What you built is a common collector circuit, and the others already try to persuade you to change that to a common emitter circuit. Common emitter is indeed better for switching, but common collector also works if you keep a couple of things in mind.
While common emitter needs less than a volt to drive the transistor, common collector needs a higher voltage. If the LED's voltage is 2 V you need at least 2.7 V at the base to get the least emitter current. To get 20 mA for the LED you need 20 V extra for R1, and you don't have that, so R1 must be a lower value, like 50 \$\Omega\$. Then 20 mA will drop 1 V across R1, and the base voltage will have to be 3.7 V minimum. Then there will be 0.8 V across R2 and the base current will be 800 \$\mu\$A.
That's not how it works. We would have a calculated base current of 800 \$\mu\$A and a collector (or emitter) current of 20 mA, which would give an \$\mathrm{H_{FE}}\$ of 25. But we don't decide how high \$\mathrm{H_{FE}}\$ is, the transistor does. And that's 280 typical. So our calculation is wrong.

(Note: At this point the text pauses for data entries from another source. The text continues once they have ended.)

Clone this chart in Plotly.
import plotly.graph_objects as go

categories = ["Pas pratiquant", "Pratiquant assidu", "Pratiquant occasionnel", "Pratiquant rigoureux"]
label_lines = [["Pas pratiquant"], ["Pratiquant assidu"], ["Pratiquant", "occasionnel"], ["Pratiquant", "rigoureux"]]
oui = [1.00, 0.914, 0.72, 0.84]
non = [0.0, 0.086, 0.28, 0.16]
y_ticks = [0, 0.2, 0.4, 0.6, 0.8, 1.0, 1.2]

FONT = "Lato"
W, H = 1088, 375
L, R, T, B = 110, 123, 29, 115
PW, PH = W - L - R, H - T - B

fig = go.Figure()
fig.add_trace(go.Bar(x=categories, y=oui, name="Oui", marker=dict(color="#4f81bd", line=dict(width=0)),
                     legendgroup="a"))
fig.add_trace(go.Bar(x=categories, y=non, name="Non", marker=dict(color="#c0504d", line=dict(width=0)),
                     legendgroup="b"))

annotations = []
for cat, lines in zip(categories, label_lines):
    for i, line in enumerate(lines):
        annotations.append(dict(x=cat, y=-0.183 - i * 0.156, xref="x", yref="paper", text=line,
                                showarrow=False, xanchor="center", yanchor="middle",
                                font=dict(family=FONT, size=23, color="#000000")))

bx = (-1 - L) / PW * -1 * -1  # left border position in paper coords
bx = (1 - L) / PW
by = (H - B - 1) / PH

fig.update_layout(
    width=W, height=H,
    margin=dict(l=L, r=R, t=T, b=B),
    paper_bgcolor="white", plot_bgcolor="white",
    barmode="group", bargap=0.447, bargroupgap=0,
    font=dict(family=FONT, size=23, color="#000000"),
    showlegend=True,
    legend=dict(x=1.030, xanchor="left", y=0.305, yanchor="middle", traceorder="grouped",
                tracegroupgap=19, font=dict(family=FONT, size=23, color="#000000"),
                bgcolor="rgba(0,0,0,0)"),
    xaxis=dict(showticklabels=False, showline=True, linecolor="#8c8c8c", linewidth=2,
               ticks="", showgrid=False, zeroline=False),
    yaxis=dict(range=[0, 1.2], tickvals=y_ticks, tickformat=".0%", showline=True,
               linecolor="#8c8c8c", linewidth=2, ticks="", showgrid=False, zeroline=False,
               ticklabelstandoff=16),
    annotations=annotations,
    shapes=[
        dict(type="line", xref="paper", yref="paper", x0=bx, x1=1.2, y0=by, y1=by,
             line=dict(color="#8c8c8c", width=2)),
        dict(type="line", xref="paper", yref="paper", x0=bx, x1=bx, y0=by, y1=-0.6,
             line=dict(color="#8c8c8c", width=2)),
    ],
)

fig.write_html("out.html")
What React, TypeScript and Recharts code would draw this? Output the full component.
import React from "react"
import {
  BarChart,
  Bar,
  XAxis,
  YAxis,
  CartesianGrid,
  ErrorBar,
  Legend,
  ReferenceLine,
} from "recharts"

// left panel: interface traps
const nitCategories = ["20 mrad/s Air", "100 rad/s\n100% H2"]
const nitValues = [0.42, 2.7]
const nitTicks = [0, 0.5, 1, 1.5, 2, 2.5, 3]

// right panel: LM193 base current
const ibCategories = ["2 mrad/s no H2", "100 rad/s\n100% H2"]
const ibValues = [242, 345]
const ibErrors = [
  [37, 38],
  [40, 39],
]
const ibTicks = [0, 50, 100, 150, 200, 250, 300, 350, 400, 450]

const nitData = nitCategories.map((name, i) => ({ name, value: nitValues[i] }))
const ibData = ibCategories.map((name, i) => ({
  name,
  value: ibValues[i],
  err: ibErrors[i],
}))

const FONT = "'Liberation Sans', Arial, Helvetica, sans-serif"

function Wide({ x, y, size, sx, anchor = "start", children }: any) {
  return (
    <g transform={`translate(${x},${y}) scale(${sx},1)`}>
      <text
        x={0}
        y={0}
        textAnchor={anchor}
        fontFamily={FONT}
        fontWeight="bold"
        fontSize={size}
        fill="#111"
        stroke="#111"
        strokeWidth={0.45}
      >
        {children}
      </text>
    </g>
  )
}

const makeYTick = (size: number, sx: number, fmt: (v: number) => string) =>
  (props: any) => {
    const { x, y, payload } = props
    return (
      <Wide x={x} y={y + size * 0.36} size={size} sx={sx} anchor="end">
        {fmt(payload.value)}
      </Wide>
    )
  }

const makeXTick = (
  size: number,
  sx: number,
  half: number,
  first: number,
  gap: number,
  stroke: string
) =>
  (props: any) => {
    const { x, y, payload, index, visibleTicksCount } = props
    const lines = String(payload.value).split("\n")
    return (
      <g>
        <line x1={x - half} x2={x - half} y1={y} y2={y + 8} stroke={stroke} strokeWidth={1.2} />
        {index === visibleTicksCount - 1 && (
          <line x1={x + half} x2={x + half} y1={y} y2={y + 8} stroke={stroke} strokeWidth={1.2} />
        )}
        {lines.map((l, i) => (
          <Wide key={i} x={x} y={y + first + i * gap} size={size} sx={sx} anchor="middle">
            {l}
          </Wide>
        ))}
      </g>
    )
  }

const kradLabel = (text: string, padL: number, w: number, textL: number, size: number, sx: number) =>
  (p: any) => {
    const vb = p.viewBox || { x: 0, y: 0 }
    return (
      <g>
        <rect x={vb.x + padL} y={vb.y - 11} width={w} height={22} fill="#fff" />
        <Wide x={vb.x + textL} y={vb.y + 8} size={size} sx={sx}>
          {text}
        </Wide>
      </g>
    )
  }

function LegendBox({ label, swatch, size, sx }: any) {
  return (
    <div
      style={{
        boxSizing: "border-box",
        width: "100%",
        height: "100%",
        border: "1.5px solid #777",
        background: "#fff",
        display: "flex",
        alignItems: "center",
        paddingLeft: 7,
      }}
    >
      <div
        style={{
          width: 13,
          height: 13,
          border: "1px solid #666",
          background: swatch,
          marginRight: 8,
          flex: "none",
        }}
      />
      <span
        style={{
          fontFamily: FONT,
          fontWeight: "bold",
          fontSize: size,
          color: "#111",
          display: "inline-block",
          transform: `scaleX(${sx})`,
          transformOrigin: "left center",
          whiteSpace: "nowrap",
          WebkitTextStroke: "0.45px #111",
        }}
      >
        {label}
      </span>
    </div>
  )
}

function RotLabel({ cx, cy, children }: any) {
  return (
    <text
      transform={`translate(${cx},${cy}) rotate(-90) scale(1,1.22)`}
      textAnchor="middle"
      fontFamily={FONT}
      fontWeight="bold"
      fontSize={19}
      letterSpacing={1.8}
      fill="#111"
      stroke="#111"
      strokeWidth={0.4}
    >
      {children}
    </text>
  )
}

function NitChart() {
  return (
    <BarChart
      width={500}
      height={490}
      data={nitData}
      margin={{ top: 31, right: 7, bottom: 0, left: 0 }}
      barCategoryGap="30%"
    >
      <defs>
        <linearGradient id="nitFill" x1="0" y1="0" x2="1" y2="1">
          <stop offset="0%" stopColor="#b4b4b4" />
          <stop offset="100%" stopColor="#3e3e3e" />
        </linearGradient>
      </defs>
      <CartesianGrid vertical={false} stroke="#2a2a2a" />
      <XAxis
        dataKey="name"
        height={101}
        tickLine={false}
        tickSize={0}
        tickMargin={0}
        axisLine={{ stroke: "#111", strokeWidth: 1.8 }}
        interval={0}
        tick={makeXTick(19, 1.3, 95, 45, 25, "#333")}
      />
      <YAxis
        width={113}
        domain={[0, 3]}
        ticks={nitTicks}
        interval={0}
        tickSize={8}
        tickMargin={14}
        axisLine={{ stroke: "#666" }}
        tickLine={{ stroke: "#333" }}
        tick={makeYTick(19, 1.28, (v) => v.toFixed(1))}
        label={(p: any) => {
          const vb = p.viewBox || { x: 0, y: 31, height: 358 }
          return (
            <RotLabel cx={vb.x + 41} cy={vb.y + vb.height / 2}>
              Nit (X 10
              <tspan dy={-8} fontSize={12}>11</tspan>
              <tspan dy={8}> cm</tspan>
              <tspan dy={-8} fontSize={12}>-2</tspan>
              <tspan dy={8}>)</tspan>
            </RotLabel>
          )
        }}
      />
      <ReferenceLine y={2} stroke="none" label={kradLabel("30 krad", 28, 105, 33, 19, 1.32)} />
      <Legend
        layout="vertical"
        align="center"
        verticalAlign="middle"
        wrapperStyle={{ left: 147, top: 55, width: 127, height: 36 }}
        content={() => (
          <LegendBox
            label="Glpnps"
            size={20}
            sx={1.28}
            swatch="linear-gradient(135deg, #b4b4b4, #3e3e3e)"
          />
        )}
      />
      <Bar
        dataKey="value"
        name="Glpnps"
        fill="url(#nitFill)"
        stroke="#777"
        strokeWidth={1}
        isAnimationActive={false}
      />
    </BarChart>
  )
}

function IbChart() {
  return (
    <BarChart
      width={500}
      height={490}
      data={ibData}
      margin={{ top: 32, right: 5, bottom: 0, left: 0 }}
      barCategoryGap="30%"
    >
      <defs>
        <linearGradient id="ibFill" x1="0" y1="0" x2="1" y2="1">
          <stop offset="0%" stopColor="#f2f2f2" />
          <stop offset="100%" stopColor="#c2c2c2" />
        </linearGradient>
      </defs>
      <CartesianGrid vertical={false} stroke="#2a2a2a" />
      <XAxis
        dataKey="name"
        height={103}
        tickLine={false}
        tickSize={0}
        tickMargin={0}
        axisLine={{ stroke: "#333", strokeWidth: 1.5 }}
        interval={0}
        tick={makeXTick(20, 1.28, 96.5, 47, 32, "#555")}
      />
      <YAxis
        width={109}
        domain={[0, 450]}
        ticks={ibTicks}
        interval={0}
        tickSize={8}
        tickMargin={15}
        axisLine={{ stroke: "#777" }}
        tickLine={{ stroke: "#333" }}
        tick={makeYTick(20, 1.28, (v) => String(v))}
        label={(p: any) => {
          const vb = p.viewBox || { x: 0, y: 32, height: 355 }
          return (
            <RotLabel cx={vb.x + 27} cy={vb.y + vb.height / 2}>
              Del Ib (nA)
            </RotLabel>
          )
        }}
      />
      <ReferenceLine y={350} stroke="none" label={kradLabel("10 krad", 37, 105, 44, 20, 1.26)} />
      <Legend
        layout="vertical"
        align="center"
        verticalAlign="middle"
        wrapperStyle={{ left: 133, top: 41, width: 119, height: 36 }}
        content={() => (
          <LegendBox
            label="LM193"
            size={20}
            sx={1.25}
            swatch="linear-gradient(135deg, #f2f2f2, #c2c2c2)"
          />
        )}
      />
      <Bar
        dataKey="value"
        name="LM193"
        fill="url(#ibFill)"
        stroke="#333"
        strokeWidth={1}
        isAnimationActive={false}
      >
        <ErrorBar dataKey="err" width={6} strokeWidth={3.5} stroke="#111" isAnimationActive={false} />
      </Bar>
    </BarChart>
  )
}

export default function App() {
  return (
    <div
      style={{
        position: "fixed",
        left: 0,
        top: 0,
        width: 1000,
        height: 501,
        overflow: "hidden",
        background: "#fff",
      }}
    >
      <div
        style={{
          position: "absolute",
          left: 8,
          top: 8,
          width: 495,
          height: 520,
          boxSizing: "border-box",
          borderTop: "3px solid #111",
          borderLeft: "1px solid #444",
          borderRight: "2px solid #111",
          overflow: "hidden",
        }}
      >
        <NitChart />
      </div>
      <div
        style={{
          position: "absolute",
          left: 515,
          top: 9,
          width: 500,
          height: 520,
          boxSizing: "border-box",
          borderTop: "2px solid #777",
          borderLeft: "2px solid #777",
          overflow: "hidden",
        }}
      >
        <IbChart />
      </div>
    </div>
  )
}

You can leave out R2. Then the base will be at 4.5 V, and the emitter at 3.8 V. With a 2 V drop across the LED we have 1.8 V for R1, and then the current is 36 mA. A bit high, let's increase R1 back to 90 \$\Omega\$ to get our 20 mA back.
But wouldn't there be too much base current without R2? No. To get 20 mA collector current we'll have 71 \$\mu\$A base current, the transistor takes care of that. If the base current would increase because the supply voltage increases then so will the collector current, and hence the voltage drop across R1. The emitter voltage will rise and counteract the increase in base current. A similar automatic regulation occurs when the base current would decrease.
So R1 indirectly takes care of the base current and makes R2 superfluous. But you can't calculate base current as (4.5 V - 0.7 V - 2 V)/R1. The resistance seen from the base is R1 \$\times\$ \$\mathrm{H_{FE}}\$. Why is that? Say you increase base current by 1 \$\mu\$A. Then collector current will increase by 280 \$\mu\$A (\$\mathrm{H_{FE}}\$ = 280), and the voltage drop across R1 will increase by 90 \$\Omega\$ \$\times\$ 280 \$\mu\$A = 25.2 mV. So the resistance seen from the base is 25.2 mV / 1 \$\mu\$A = 25200 \$\Omega\$, or 280 \$\times\$ 90 \$\Omega\$.
And that explains why the LED in your circuit lights so faintly: I = (4.5 V - 0.7 V - 2 V)/(R1 \$\times\$ \$\mathrm{H_{FE}}\$ + R2) = 6 \$\mu\$A! It's a wonder it lights at all.